__Directive__
In the listing below, locate the lines that hold the string "this". Copy those lines.

__Stored data__
— START —

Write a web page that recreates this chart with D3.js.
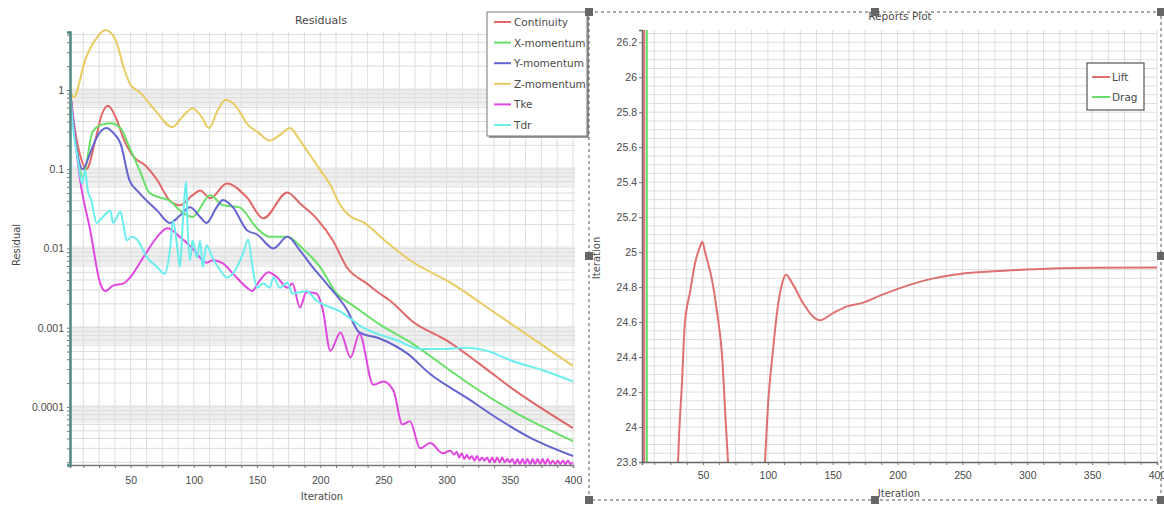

— END —
— START —

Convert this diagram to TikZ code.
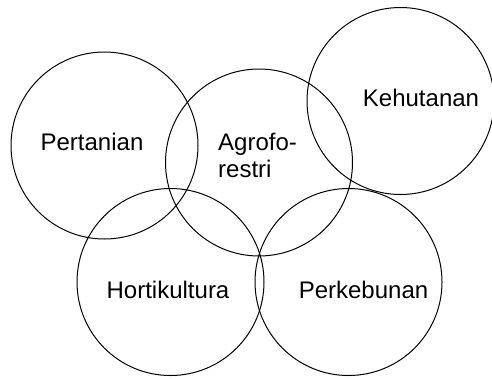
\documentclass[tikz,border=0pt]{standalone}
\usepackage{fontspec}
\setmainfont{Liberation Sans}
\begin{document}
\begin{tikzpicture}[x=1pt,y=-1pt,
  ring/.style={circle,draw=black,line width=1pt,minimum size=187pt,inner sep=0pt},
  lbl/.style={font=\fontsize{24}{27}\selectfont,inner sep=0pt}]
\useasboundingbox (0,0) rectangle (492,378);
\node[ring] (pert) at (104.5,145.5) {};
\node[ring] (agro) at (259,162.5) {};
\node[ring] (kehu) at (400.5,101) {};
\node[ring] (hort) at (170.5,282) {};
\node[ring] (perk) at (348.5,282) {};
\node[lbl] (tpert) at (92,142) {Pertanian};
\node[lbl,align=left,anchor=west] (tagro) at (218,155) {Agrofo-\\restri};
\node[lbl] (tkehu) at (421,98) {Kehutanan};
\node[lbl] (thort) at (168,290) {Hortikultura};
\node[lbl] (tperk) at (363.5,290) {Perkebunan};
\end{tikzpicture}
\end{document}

— END —

__Solution to the problem__
Write a web page that recreates this chart with D3.js.
Convert this diagram to TikZ code.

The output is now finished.